The next question was also asked by at [ Marcelo Goncalves. ] Is there a possibility of renewal of concession of Belo Horizonte that is due in 2023 in advance?

G
Guilherme Augusto Duarte Faria
executive

Well, from the legality point of view, the only possibility of renewing concessions according to the sanitation law is upon privatization. So considering the current situation of the company, there is no legal provision for renewal. In the event, the government advances and [ CapEx ] privatization process, then there's a window of opportunity to review concessions and inclusion of object in which we only have the concession of water, sewage could be included.

Operator

Thank you. This ends the Q&A session.

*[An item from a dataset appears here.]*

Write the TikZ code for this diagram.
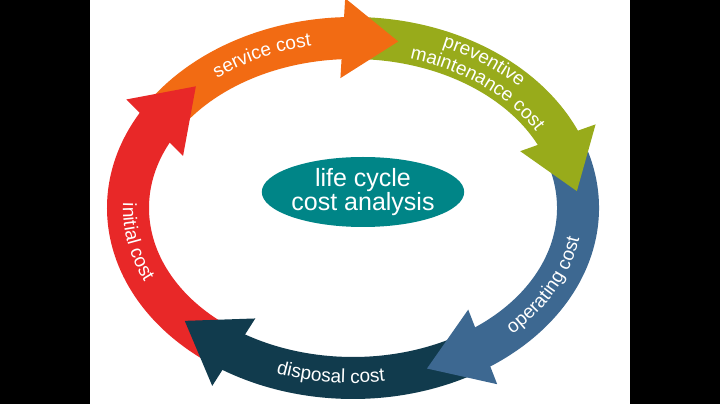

Thank you very much. I now turn the floor over to the CFO and IRO, Carlos Berto for his final remarks.

C
Carlos Augusto Berto
executive

We thank you all for attending this conference call for the second quarter of 2023, and we remain available for any questions you may have in our financial directors as well as Investor Relations area. Thank you, and have a good day.

Operator

The conference has ended. You may turn off your phones.

[Statements in English on this transcript were spoken by an interpreter present on the live call.]